I’ve been feeling a bit like Job lately.
You might remember Job, described in the Old Testament as a man in the land of Uz who was blameless and upright, one who feared God and shunned evil. Job 1:1
And while I certainly don’t consider myself blameless nor in any way upright, tryasImight, what happens to Job – the complete collapse of everything he holds dear – feels a little too personal.
It started, I think, back in September when I broke my thumb and foot on a slow jog back to the car after a hike.
Recovery brought me to the end of myself; I managed to score a knee scooter from our athletic trainer to buzz around campus, but I was steeped in the grief of all-the-things-I-could-not-do.
Everything took longer. I had to drive to campus every morning, less than a quarter mile away, and I missed the bright walk up the hill to school when I would invite God into my day and complement Him on all the beautiful things around me that He had made.
Confused, I even questioned what He thought He was doing; did He not want to spend time with me? Was He too busy talking to His other children? I became petulant, self-pitying.
But, like Job – who lost his possessions, his servants, his health, and his children, whose wife tells him to “Curse God and die,” (Job 2:9) whose three “friends” try to “help” him figure out what he has done wrong to deserve his fate – like him, things continued to implode on me.
Half the electricity in my non-campus house went off after a storm, and it cost me dearly to get it fixed.
My car stopped working intermittently, which is the worst kind of not-working. I was supposed to chaperone some of our boys at the airport before break, and the car refused to start at 5 AM when I was to leave for Logan. Luckily, my trusted Administrator on Duty found some cables and gave me the needed jump, but the stress of that morning ruined what was usually a joyful experience of getting our students safely on their way home for Thanksgiving.
On the way out, the parking meter refused to print me the receipt I needed to submit for reimbursement.
I started hiking again after the injuries, but a trekking pole broke. Next, I awoke one morning in unbelievable pain. My back had apparently rebelled at the months of being off balance with crutches and boot; my newly salvaged freedom was once again curtailed, forcing me to count the hours before I could take the meds that would bring relief. Compelled to stand all day because it hurt too much to sit, I was exhausted by day’s end; unable to lie down comfortably, I lost precious sleep and became grumpy, unkind to others.

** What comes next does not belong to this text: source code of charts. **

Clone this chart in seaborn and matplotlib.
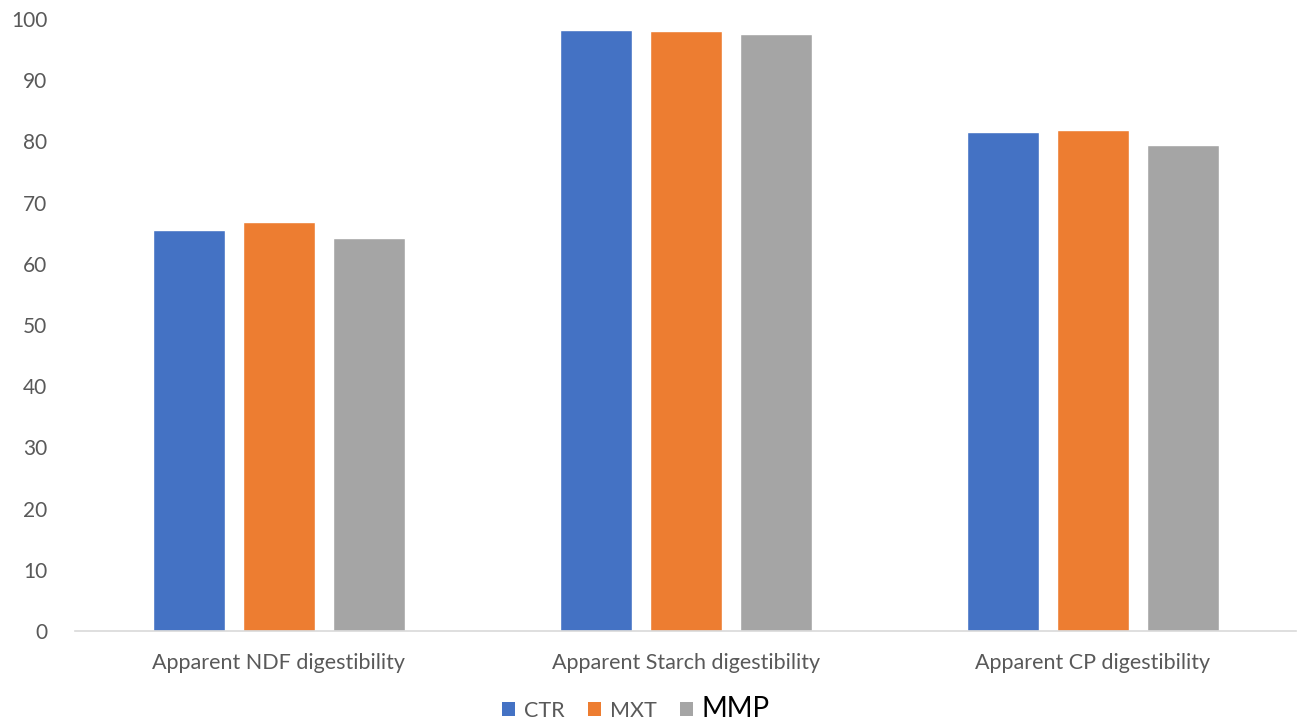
import matplotlib
matplotlib.use("Agg")
import matplotlib.pyplot as plt
import seaborn as sns
import pandas as pd
from matplotlib.patches import Patch

categories = ["Apparent NDF digestibility", "Apparent Starch digestibility", "Apparent CP digestibility"]
treatments = ["CTR", "MXT", "MMP"]
ctr_values = [65.6, 98.2, 81.6]
mxt_values = [66.8, 98.1, 81.8]
mmp_values = [64.2, 97.5, 79.4]
y_ticks = [0, 10, 20, 30, 40, 50, 60, 70, 80, 90, 100]

colors = ["#4472C4", "#ED7D31", "#A5A5A5"]

rows = []
for trt, vals in zip(treatments, [ctr_values, mxt_values, mmp_values]):
    for cat, v in zip(categories, vals):
        rows.append({"category": cat, "treatment": trt, "value": v})
df = pd.DataFrame(rows)

sns.set_theme(style="white")
plt.rcParams["font.family"] = ["Lato", "DejaVu Sans"]

fig = plt.figure(figsize=(13.06, 7.28), dpi=100)
ax = fig.add_axes([0.0575, 0.1332, 0.935, 0.8407])

sns.barplot(data=df, x="category", y="value", hue="treatment", order=categories,
            hue_order=treatments, palette=colors, width=0.663, gap=0.2,
            saturation=1, errorbar=None, legend=False, ax=ax)

ax.set_ylim(0, 100)
ax.set_yticks(y_ticks)
ax.set_xlim(-0.5, 2.5)
ax.set_xlabel("")
ax.set_ylabel("")
ax.tick_params(axis="x", length=0, labelsize=15.5, labelcolor="#595959", pad=16)
ax.tick_params(axis="y", length=0, labelsize=15, labelcolor="#595959", pad=20)
for side in ["left", "right", "top"]:
    ax.spines[side].set_visible(False)
ax.spines["bottom"].set_color("#D9D9D9")
ax.spines["bottom"].set_linewidth(1.2)
ax.grid(False)

handles = [Patch(facecolor=c, edgecolor="none") for c in colors]
leg = fig.legend(handles, treatments, loc="lower center", bbox_to_anchor=(0.487, -0.018),
                 ncol=3, frameon=False, fontsize=15.5, handlelength=0.6, handleheight=0.6,
                 handletextpad=0.4, columnspacing=1.1)
for t in leg.get_texts():
    t.set_color("#595959")
mmp_text = leg.get_texts()[2]
mmp_text.set_color("black")
mmp_text.set_fontsize(20)

fig.savefig("out.png", dpi=100)
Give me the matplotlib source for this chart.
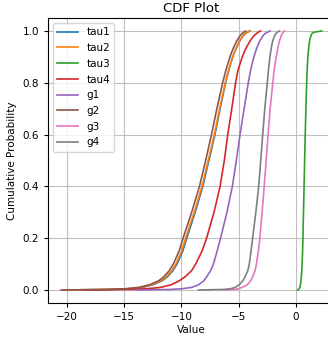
import matplotlib
matplotlib.use("Agg")
import matplotlib.pyplot as plt

# cumulative probability levels
probs = [0, 0.002, 0.005, 0.01, 0.02, 0.035, 0.05, 0.075, 0.1, 0.15, 0.2, 0.3, 0.4,
         0.5, 0.6, 0.7, 0.8, 0.85, 0.9, 0.93, 0.96, 0.98, 0.99, 0.995, 1.0]

# quantiles (x values) of each series at the probability levels above
tau1 = [-20.2, -16.2, -14.5, -13.4, -12.5, -11.7, -11.23, -10.73, -10.38, -9.88, -9.53, -8.8, -8.13,
        -7.6, -7.07, -6.62, -6.14, -5.85, -5.52, -5.25, -4.93, -4.63, -4.42, -4.25, -4.05]
tau2 = [-20.3, -16.3, -14.6, -13.5, -12.6, -11.8, -11.33, -10.83, -10.48, -9.98, -9.63, -8.88, -8.2,
        -7.66, -7.12, -6.66, -6.17, -5.87, -5.53, -5.25, -4.93, -4.62, -4.4, -4.22, -4.0]
tau3 = [0.15, 0.22, 0.28, 0.33, 0.39, 0.44, 0.47, 0.51, 0.54, 0.58, 0.61, 0.66, 0.71,
        0.76, 0.81, 0.87, 0.94, 0.98, 1.04, 1.1, 1.18, 1.3, 1.4, 1.55, 2.24]
tau4 = [-18.5, -14.5, -13.0, -11.8, -10.9, -10.2, -9.7, -9.1, -8.75, -8.2, -7.8, -7.15, -6.62,
        -6.25, -5.95, -5.6, -5.27, -5.05, -4.68, -4.4, -4.02, -3.7, -3.45, -3.3, -3.1]
g1 = [-14.0, -11.0, -9.9, -9.1, -8.5, -8.05, -7.8, -7.45, -7.2, -6.88, -6.58, -6.02, -5.55,
      -5.2, -4.88, -4.52, -4.16, -3.95, -3.67, -3.45, -3.18, -2.9, -2.7, -2.5, -2.25]
g2 = [-20.5, -16.5, -14.8, -13.7, -12.8, -12.0, -11.55, -11.05, -10.7, -10.2, -9.85, -9.1, -8.42,
      -7.88, -7.37, -6.9, -6.4, -6.1, -5.76, -5.5, -5.18, -4.9, -4.7, -4.55, -4.4]
g3 = [-6.3, -5.4, -5.0, -4.7, -4.25, -3.95, -3.78, -3.57, -3.45, -3.28, -3.15, -2.95, -2.77,
      -2.6, -2.43, -2.25, -2.02, -1.9, -1.72, -1.6, -1.45, -1.3, -1.2, -1.1, -1.0]
g4 = [-8.5, -6.3, -5.7, -5.3, -4.95, -4.65, -4.45, -4.2, -4.07, -3.92, -3.78, -3.5, -3.25,
      -3.07, -2.9, -2.72, -2.5, -2.4, -2.27, -2.17, -2.04, -1.88, -1.75, -1.62, -1.45]

names = ["tau1", "tau2", "tau3", "tau4", "g1", "g2", "g3", "g4"]
series = [tau1, tau2, tau3, tau4, g1, g2, g3, g4]

fig = plt.figure(figsize=(3.28, 3.40), dpi=100)
ax = fig.add_axes([0.146, 0.109, 0.875, 0.838])

for name, xs in zip(names, series):
    ax.plot(xs, probs, label=name, linewidth=1.2)

ax.set_xlim(-21.65, 3.4)
ax.set_ylim(-0.05, 1.05)
ax.set_xticks([-20, -15, -10, -5, 0])
ax.set_yticks([0.0, 0.2, 0.4, 0.6, 0.8, 1.0])
ax.tick_params(labelsize=7.5, width=0.8, length=3)
ax.grid(True, color="#b0b0b0", linewidth=0.8, alpha=0.8)
ax.set_title("CDF Plot", fontsize=9.5, pad=4)
ax.set_xlabel("Value", fontsize=7.5, labelpad=2)
ax.set_ylabel("Cumulative Probability", fontsize=7.5, labelpad=4)
ax.legend(loc="upper left", fontsize=7.5, handlelength=2.0, labelspacing=0.55, borderpad=0.4)
for s in ax.spines.values():
    s.set_linewidth(0.8)

fig.savefig("out.png", dpi=100)
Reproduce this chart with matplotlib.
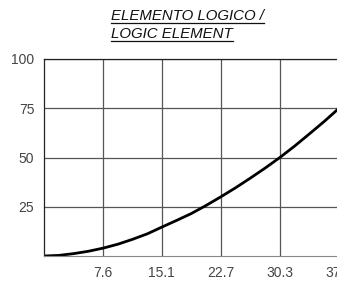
import numpy as np
import matplotlib
matplotlib.use('Agg')
import matplotlib.pyplot as plt
from matplotlib.lines import Line2D

plt.rcParams['font.family'] = ['Liberation Sans', 'DejaVu Sans']

# values
x_vals = [0, 1.9, 3.8, 5.7, 7.6, 9.5, 11.4, 13.3, 15.1, 17.0, 18.9, 20.8,
          22.7, 24.6, 26.5, 28.4, 30.3, 32.2, 34.1, 36.0, 37.9]
y_vals = [0, 0.3, 1.2, 2.4, 4.0, 6.0, 8.5, 11.3, 14.6, 18.0, 21.5, 25.6,
          30.0, 34.6, 39.5, 44.6, 50.0, 55.8, 62.0, 68.3, 75.0]
x_ticks = [7.6, 15.1, 22.7, 30.3, 37.9]
y_ticks = [25, 50, 75, 100]
title_lines = ['ELEMENTO LOGICO /', 'LOGIC ELEMENT']

W, H = 337, 305
fig = plt.figure(figsize=(W / 100, H / 100), dpi=100)
ax = fig.add_axes([44 / W, 49 / H, 295 / W, 197 / H])

ax.plot(x_vals, y_vals, color='black', lw=2.0, solid_capstyle='round')

ax.set_xlim(0, 37.875)
ax.set_ylim(0, 100)
ax.set_xticks(x_ticks)
ax.set_xticklabels([str(v) for v in x_ticks])
ax.set_yticks(y_ticks)
ax.tick_params(length=0, labelsize=10, colors='#444444')
ax.tick_params(axis='x', pad=7)
ax.tick_params(axis='y', pad=7)
ax.grid(True, color='#555555', lw=0.9)
ax.set_axisbelow(True)
for s in ['left', 'top']:
    ax.spines[s].set_color('#222222')
    ax.spines[s].set_linewidth(0.9)
ax.spines['bottom'].set_color('#888888')
ax.spines['right'].set_visible(False)

# title with underline
ys = [16, 34]
texts = []
for t, yp in zip(title_lines, ys):
    txt = fig.text(111 / W, 1 - yp / H, t, fontsize=10.8, style='italic',
                   ha='left', va='center', color='#111111')
    texts.append(txt)
fig.canvas.draw()
r = fig.canvas.get_renderer()
for txt in texts:
    bb = txt.get_window_extent(r)
    yline = bb.y0 + 0.5
    fig.add_artist(Line2D([bb.x0 / W, bb.x1 / W], [yline / H, yline / H],
                          transform=fig.transFigure, color='#111111', lw=0.9))

fig.savefig('out.png', dpi=100)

What had I done wrong, God?
In the meantime, one son faced multiple health adversities and the other one setbacks in his new job. My computer crashed. Weight I had lost during the scooter days crept back on as solace was sought in unhealthy choices.
What had I done wrong, God?
Turning to The Book for insight, I light on Psalm 102: “A prayer of an afflicted person who has grown weak and pours out a lament before the Lord.”
I am like a desert owl, like an owl among the ruins. I eat ashes as my food and mingle my drink with tears. Psalm 102: 6
Okay. Progress. To lament is to truth-tell. To remind God of where you’re at.
Why not invite Him in?
Do not hide your face from me when I am in distress. Turn your ear to me; when I call, answer me quickly. Psalm 102:2
Who IS He, exactly, that I should?
You, Lord, sit enthroned forever; your renown endures through all generations. In the beginning you laid the foundations of the earth, and the heavens are the work of your hands. Psalm 102: 12, 25
I’ve been up high. Seen those heavens, looked down on those foundations. If my petty problems and pains seem small to me, up there, imagine how they appear to HIM.
Like Job, I needed to be reminded of God’s power, majesty, and compassion, His utter trustworthy nature and divine ability to know and direct and allow. I needed to remember all the ways He had led me in the past, in dark days devoid of light, through the valley and out the other side.
Could you give me another chance, God? I cautiously prayed. Something low stakes, perhaps, where I can try again to look at YOU and not the complaint?
It was not a prayer I wanted answered.
And yet – to be teachable is to believe that there was a lesson in it all. One I should want to learn.
Like Job, I don’t understand, but I’ve tried to shut my mouth and open my ears, to listen to what He might have to say.
Someday, the ruins will be restored. There will be an exchange:
Beauty for ashes.
Joy for mourning.
Praise, not despair. Isaiah 61:3
So we wait for the second adventus, when He will come as promised, just as He did, as promised before.